I'm not a game programmer, but I do develop GPU accelerated scientific models, so I have a few years experience in optimizing different gpu architectures to accelerate computation. So I have sense of what makes something fast or slow as I've seen it play out on various hardware.
The notion of a 'sustained TF rate' doesn't really make sense. The TF number is a peak theoretical number that will in all likelyhood never be actually hit on either console(possibly occassionally for a few milliseconds at a time, but generally they'll not be computing at that rate). It's not a benchmark, it's just a way of counting components and clocks within a single number. It's actually a lot like a the way a business considers the number of 'man hours' it'll take to perform a task. The actual computational throughput will be determined by things like thread occupancy and how much shared and local memory each thread requires. Since both components use the same architecture, this in theory effects both equally, but it's not nonsense to suggest the higher clockrate gives a bit of help to the PS5 here as it's able to utilize local data (the data sitting in the GPU cache) and shuffle it out for the next piece of data that it needs more readily. It is an effective bandwidth increase on the ram->cache->computation pipeline.
More technical version:
The biggest factor on speeding up a GPU is how much you can saturate the compute units (those CUs that we keep hearing about). If you can get a concurrent thread on each ALU within each CU, and have minimal or no requirement to reach back to VRAM within a kernel call to swap data in and out of the CU cache, then you can get pretty close to your peak throughput. This is, in practice, not common, as the available local storage within the CU is tiny, a few tens of KB shared between all the ALUs. For example, in the Nvidia volta architecutre (which i'm most familiar with), there is a single 256KB block of memory (arranged in 32bit registers) for every thread running on that SM to use for data exclusive to that thread. In a perfect world, every one of the 64 CUDA cores in a single Volta SM would have it's own thread, meaning each one gets ~4KB per thread to store useful data. (There is 96KB of shared memory as well, but I'll ignore this for the moment. It's extremely useful but somewhat immaterial for this explanation). This is not generally practical, in my experience, so you're left with two options, not mutually exclusive. You can reduce the number of concurrent threads, or you can periodically swap data in and out of registers by calling back to VRAM. The former is what Cerny was alluding to when he said it's hard to fill more CUs than fewer, although I somewhat disagree with his characterization in the case where all CUs in both platforms have access to the same relative register and shared memory. I'm not familiar with RDNA2 though so I don't want to comment on that too much. In the latter case, which is almost always necessary to some degree, you can think of an analogy to screen tearing as to what happens under the hood.

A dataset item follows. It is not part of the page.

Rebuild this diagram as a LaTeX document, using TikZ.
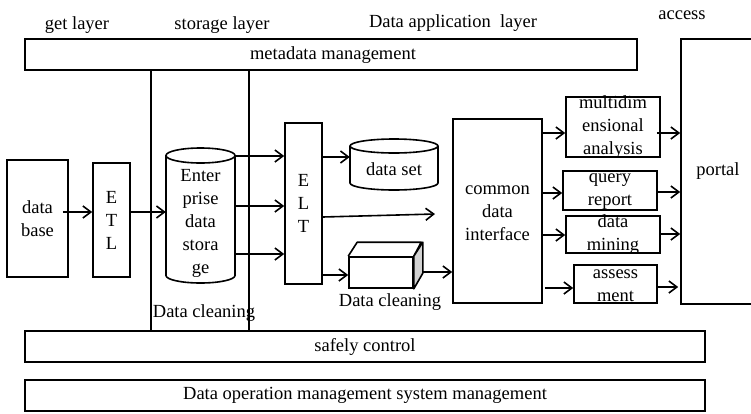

Several threads are going about their business, making computations, thread a says 'oh, i need something from vram'. Thread a then gets paused, and thread b gets moved into his place to keep computing while the data for thread a is fetched. Meanwhile, thread b finishes his work, and thread a either is ready to keep going or isnt. This is determined by the latency in access to vram. Now if thread a isn't ready, most likely another thread gets moved in to thread b's place and keeps going. If thread a is ready, then it'll get shuffled back in to pick up the computation where it left off with its new data. The analogy to screen tearing is this. If you have ever played with v-sync on a 60hz monitor, and then on a 144hz monitor, you've probably noticed that screen tearing is far less noticeable than on a slower refresh. This is because the gap between when getting data and being able to use it is smaller. A similar analogy holds with clock speeds in a GPU. A faster clock speed will generally lead to less 'down time' in any given ALU as it is more likely to be ready to go sooner when the requisite data is available.
What I want to point out, is that NONE of this shows up in a TF metric. The underlying reality of swapping data in and out, the various bottlenecks, tradeoffs, etc, all of that is presumed to essentially not exist when discussing TF. However this is one of the biggest considerations when doing optimization, as you have to take into account these facts of life about having threads 'stall', so to speak.
Will this make the PS5 faster in computations than the XSX? In a few cases, possibly, but in general, no it won't. However it does mean that the story on what that gap is isn't as simple as many here are claiming. I expect that the PS5 may generally run at a slightly lower resolution (some quick calculations would put the resolution of 3504x1971 at a hair more than 16% reduction in pixel count), but in many cases I think the gap will be closer than you'd expect from a raw TF count, because the higher clock speed does help 'in the real world' in a somewhat non-linear fashion as compared to raw TF numbers in that it makes the penalty of moving data in and out of local storage smaller. It's not a HUGE difference (at least not in most cases), but it's not nothing.
This was a good read, thanks for that.
It's just sad that posts like these get buried beneath the huge pile that is console warring, drive-by snark and concern trolling.